- [Supplied material]:

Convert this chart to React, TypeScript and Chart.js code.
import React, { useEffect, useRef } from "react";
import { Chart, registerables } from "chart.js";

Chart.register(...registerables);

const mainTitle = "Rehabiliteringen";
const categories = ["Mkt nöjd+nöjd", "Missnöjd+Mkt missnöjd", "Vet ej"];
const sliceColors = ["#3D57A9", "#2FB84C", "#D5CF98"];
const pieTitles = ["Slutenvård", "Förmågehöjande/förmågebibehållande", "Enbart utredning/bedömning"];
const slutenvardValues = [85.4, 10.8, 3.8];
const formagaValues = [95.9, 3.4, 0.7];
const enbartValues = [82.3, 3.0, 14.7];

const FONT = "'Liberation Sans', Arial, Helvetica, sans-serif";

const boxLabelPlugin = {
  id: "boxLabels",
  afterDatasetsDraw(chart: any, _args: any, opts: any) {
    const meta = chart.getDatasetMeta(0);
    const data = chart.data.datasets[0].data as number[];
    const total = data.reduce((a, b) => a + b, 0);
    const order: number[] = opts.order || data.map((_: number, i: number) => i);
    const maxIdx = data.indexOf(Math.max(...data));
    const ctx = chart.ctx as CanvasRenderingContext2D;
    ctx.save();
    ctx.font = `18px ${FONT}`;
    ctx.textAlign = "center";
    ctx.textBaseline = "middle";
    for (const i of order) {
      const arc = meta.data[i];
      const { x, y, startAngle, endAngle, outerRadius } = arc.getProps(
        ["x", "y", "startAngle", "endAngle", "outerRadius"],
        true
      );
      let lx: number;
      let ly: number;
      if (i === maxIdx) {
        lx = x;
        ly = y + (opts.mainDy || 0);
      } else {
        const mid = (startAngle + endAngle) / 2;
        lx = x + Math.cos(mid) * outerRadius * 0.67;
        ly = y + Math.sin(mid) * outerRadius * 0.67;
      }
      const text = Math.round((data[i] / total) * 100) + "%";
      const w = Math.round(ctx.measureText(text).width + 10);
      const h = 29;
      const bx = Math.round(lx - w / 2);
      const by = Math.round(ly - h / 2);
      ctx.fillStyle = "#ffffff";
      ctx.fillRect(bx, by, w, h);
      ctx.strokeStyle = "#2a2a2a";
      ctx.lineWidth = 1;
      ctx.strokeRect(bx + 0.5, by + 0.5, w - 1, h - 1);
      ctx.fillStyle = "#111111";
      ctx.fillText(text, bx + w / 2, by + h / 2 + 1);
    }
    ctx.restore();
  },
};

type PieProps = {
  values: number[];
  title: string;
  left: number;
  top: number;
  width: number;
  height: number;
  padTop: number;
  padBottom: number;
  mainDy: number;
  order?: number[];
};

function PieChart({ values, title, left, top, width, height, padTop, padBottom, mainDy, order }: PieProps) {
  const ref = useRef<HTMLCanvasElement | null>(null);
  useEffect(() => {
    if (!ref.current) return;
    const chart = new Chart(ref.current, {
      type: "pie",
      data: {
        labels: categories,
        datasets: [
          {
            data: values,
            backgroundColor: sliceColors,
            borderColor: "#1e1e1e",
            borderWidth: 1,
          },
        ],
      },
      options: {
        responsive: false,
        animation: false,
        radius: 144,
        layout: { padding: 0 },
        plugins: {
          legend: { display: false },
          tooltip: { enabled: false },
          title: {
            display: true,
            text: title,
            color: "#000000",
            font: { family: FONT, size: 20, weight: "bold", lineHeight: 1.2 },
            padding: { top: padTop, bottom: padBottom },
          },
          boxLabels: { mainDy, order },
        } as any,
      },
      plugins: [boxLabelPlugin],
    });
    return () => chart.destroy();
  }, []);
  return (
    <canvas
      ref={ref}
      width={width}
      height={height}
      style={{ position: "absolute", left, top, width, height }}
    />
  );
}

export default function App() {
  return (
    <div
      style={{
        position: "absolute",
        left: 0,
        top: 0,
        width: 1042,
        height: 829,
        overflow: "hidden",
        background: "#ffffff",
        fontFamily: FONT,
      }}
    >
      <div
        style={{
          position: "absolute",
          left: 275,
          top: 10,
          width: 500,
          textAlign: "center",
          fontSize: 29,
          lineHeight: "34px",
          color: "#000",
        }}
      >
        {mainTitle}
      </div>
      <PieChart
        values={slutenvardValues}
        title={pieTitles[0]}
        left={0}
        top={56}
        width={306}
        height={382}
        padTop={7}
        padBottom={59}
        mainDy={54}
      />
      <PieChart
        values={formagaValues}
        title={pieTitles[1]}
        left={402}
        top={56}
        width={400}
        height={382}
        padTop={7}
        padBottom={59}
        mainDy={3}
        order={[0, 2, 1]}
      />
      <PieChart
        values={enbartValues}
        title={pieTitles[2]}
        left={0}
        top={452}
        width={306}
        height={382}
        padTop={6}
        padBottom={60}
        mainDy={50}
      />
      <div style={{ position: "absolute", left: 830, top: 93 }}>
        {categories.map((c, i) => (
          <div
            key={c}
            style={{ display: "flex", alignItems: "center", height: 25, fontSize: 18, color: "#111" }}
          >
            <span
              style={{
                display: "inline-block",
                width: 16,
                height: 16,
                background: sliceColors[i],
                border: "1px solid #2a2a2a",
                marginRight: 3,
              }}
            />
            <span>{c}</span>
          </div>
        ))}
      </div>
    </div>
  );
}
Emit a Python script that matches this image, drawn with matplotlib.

- [What is expected]: Each line above must be printed exactly as it appears.

- [Output below]:
Convert this chart to React, TypeScript and Chart.js code.
import React, { useEffect, useRef } from "react";
import { Chart, registerables } from "chart.js";

Chart.register(...registerables);

const mainTitle = "Rehabiliteringen";
const categories = ["Mkt nöjd+nöjd", "Missnöjd+Mkt missnöjd", "Vet ej"];
const sliceColors = ["#3D57A9", "#2FB84C", "#D5CF98"];
const pieTitles = ["Slutenvård", "Förmågehöjande/förmågebibehållande", "Enbart utredning/bedömning"];
const slutenvardValues = [85.4, 10.8, 3.8];
const formagaValues = [95.9, 3.4, 0.7];
const enbartValues = [82.3, 3.0, 14.7];

const FONT = "'Liberation Sans', Arial, Helvetica, sans-serif";

const boxLabelPlugin = {
  id: "boxLabels",
  afterDatasetsDraw(chart: any, _args: any, opts: any) {
    const meta = chart.getDatasetMeta(0);
    const data = chart.data.datasets[0].data as number[];
    const total = data.reduce((a, b) => a + b, 0);
    const order: number[] = opts.order || data.map((_: number, i: number) => i);
    const maxIdx = data.indexOf(Math.max(...data));
    const ctx = chart.ctx as CanvasRenderingContext2D;
    ctx.save();
    ctx.font = `18px ${FONT}`;
    ctx.textAlign = "center";
    ctx.textBaseline = "middle";
    for (const i of order) {
      const arc = meta.data[i];
      const { x, y, startAngle, endAngle, outerRadius } = arc.getProps(
        ["x", "y", "startAngle", "endAngle", "outerRadius"],
        true
      );
      let lx: number;
      let ly: number;
      if (i === maxIdx) {
        lx = x;
        ly = y + (opts.mainDy || 0);
      } else {
        const mid = (startAngle + endAngle) / 2;
        lx = x + Math.cos(mid) * outerRadius * 0.67;
        ly = y + Math.sin(mid) * outerRadius * 0.67;
      }
      const text = Math.round((data[i] / total) * 100) + "%";
      const w = Math.round(ctx.measureText(text).width + 10);
      const h = 29;
      const bx = Math.round(lx - w / 2);
      const by = Math.round(ly - h / 2);
      ctx.fillStyle = "#ffffff";
      ctx.fillRect(bx, by, w, h);
      ctx.strokeStyle = "#2a2a2a";
      ctx.lineWidth = 1;
      ctx.strokeRect(bx + 0.5, by + 0.5, w - 1, h - 1);
      ctx.fillStyle = "#111111";
      ctx.fillText(text, bx + w / 2, by + h / 2 + 1);
    }
    ctx.restore();
  },
};

type PieProps = {
  values: number[];
  title: string;
  left: number;
  top: number;
  width: number;
  height: number;
  padTop: number;
  padBottom: number;
  mainDy: number;
  order?: number[];
};

function PieChart({ values, title, left, top, width, height, padTop, padBottom, mainDy, order }: PieProps) {
  const ref = useRef<HTMLCanvasElement | null>(null);
  useEffect(() => {
    if (!ref.current) return;
    const chart = new Chart(ref.current, {
      type: "pie",
      data: {
        labels: categories,
        datasets: [
          {
            data: values,
            backgroundColor: sliceColors,
            borderColor: "#1e1e1e",
            borderWidth: 1,
          },
        ],
      },
      options: {
        responsive: false,
        animation: false,
        radius: 144,
        layout: { padding: 0 },
        plugins: {
          legend: { display: false },
          tooltip: { enabled: false },
          title: {
            display: true,
            text: title,
            color: "#000000",
            font: { family: FONT, size: 20, weight: "bold", lineHeight: 1.2 },
            padding: { top: padTop, bottom: padBottom },
          },
          boxLabels: { mainDy, order },
        } as any,
      },
      plugins: [boxLabelPlugin],
    });
    return () => chart.destroy();
  }, []);
  return (
    <canvas
      ref={ref}
      width={width}
      height={height}
      style={{ position: "absolute", left, top, width, height }}
    />
  );
}

export default function App() {
  return (
    <div
      style={{
        position: "absolute",
        left: 0,
        top: 0,
        width: 1042,
        height: 829,
        overflow: "hidden",
        background: "#ffffff",
        fontFamily: FONT,
      }}
    >
      <div
        style={{
          position: "absolute",
          left: 275,
          top: 10,
          width: 500,
          textAlign: "center",
          fontSize: 29,
          lineHeight: "34px",
          color: "#000",
        }}
      >
        {mainTitle}
      </div>
      <PieChart
        values={slutenvardValues}
        title={pieTitles[0]}
        left={0}
        top={56}
        width={306}
        height={382}
        padTop={7}
        padBottom={59}
        mainDy={54}
      />
      <PieChart
        values={formagaValues}
        title={pieTitles[1]}
        left={402}
        top={56}
        width={400}
        height={382}
        padTop={7}
        padBottom={59}
        mainDy={3}
        order={[0, 2, 1]}
      />
      <PieChart
        values={enbartValues}
        title={pieTitles[2]}
        left={0}
        top={452}
        width={306}
        height={382}
        padTop={6}
        padBottom={60}
        mainDy={50}
      />
      <div style={{ position: "absolute", left: 830, top: 93 }}>
        {categories.map((c, i) => (
          <div
            key={c}
            style={{ display: "flex", alignItems: "center", height: 25, fontSize: 18, color: "#111" }}
          >
            <span
              style={{
                display: "inline-block",
                width: 16,
                height: 16,
                background: sliceColors[i],
                border: "1px solid #2a2a2a",
                marginRight: 3,
              }}
            />
            <span>{c}</span>
          </div>
        ))}
      </div>
    </div>
  );
}
Emit a Python script that matches this image, drawn with matplotlib.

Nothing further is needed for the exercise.